Becoming a constituent in the IMF’s Special Drawing Rights basket would be a big step forward for the currency, which remains tightly controlled by Beijing. Economist Louis Gave of GaveKal Dragonomics likens the move to Japan’s currency liberalisation in the 1980s and the subsequent run-up in yen assets.

“Very quickly, global equity and bond investors were chasing their own tails, pushing up the value of the yen together with Japanese equity and bond valuations to regular new highs.” (From which, of course, they subsequently retreated as the bubble imploded.)

However, the rewards for Beijing would be more than simply financial: acquiring SDR rights would be a powerful boost to its geopolitical ambitions.

“For China, SDR basket inclusion is symbolic to global recognition of its rise in status,” Paul Mackel, head of Asia forex research at HSBC, wrote in a recent report. “The very stringent requirements for currency inclusion in the SDR serve as a quality assurance to global users that the currency in question is indeed very liquid and stable as a store of value.”

That will feed into the IMF’s deliberations. “The crux of the matter is that this is ultimately going to be decided on political rather than economic merits,” says Eswar Prasad, economics professor at Cornell University and former China country director for the IMF.
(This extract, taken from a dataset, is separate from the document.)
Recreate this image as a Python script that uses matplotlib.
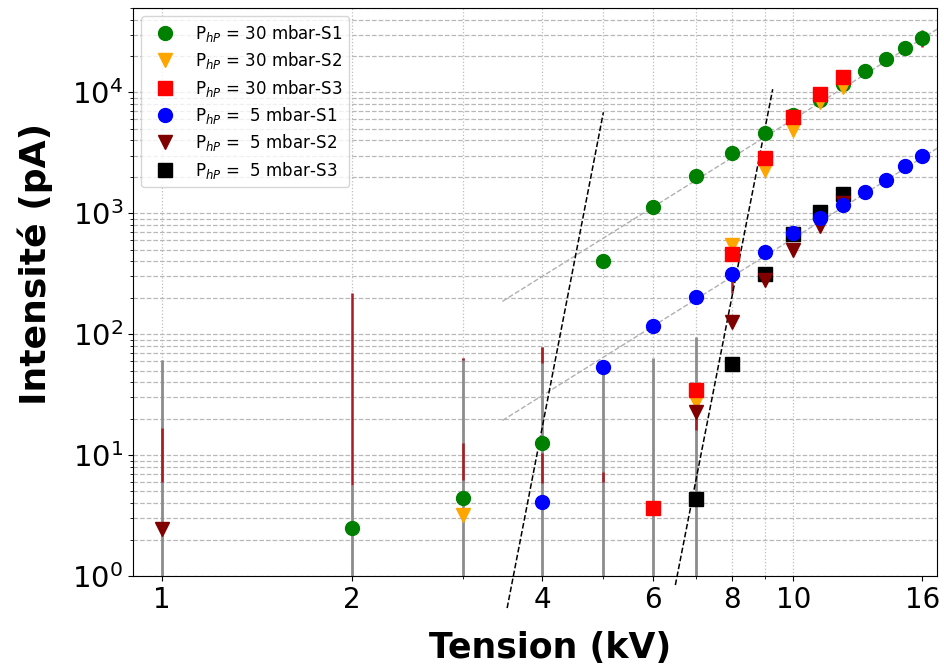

China’s bid for more influence in the international monetary system began at the peak of the global financial crisis in March 2009, when central bank governor Zhou Xiaochuan published a paper in English titled “Reform the international monetary system”.

Mr Zhou argued that the global financial crisis had exposed the vulnerabilities of over-reliance on the dollar, and proposed beefing up the SDR so it could serve as “an international reserve currency that is disconnected from individual nations”.

In March this year Chinese Premier Li Keqiang told IMF managing director Christine Lagarde that China intended to accelerate reforms needed to meet the criteria for SDR inclusion.